Listen before you speak. Unsolicited opinions are anything but rare at the barn. Horse people are generous that way. But even if something someone says seems totally stupid, wrong or just not helpful…take a moment to consider if it really is. Just take a deep breath, politely acknowledge that you're not ignoring them (“Hmm. I never thought of that” is a good one) and just do whatever you've gotta do, whether that means trying a different tactic, or doing things your way.
If you don't have anything nice to say, don't say anything (to anyone). Drama happens. And it's human nature to want to share the latest gossip. But if it's hurtful, you have no way of knowing who may repeat what you say…or if the trail will lead back to you.
Keep it professional. If you do see something that is just wrong, or unsafe, and you need to say something, take some tips from the business world to keep feelings from getting hurt. Praise in public, chastise in private. Point to procedure, rather than getting personal. Use the “sandwich” (constructive criticism nestled in between two positive comments). Sometimes you do have to be direct, but try to be tactful at the same time.

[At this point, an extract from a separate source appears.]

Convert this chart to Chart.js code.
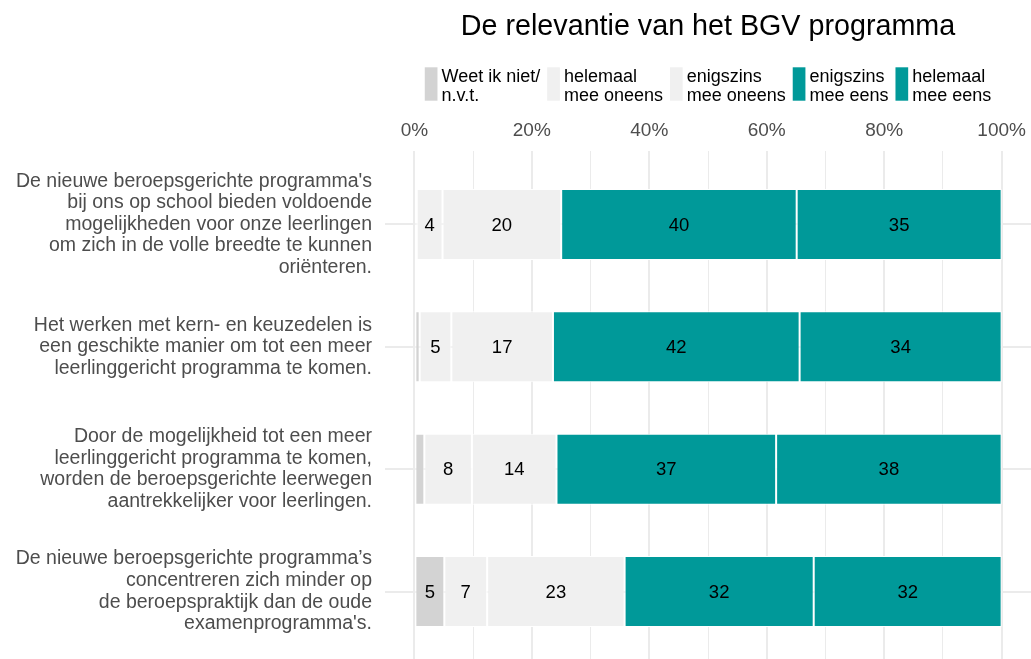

Ask questions, rather than making assumptions. The best way to find out why someone is doing something that seems totally crazy is to ask–not to incredulously ask “What was s/he doing?!” behind the person's back.
If it's none of your business, don't seek it out. Just because the group is trashing someone doesn't mean you need to participate. It's perfectly OK to wander away to your horse, to get something from your car…or even better, to say, “Hey, we probably shouldn't be talking that way about so-and-so!”
Don't trash people on the Internet. Believe me. I know. There are some things that are so ridiculous you just have to tell someone, and it feels so anonymous to write a blog post, or a Facebook status, or whatever about it. But it's not anonymous. If there is anyone even slightly in-the-know about your barn situation, they'll probably know exactly who and what you're talking about.
Write it, but then delete it if you need to get something off your chest–or if it's a real problem, bring it up in person with whoever's in charge at your barn.
It's not easy to keep from getting burned when you mix together huge amounts of money, a risky sport, and hordes of people convinced that it's their way or the highway. How do you avoid barn drama?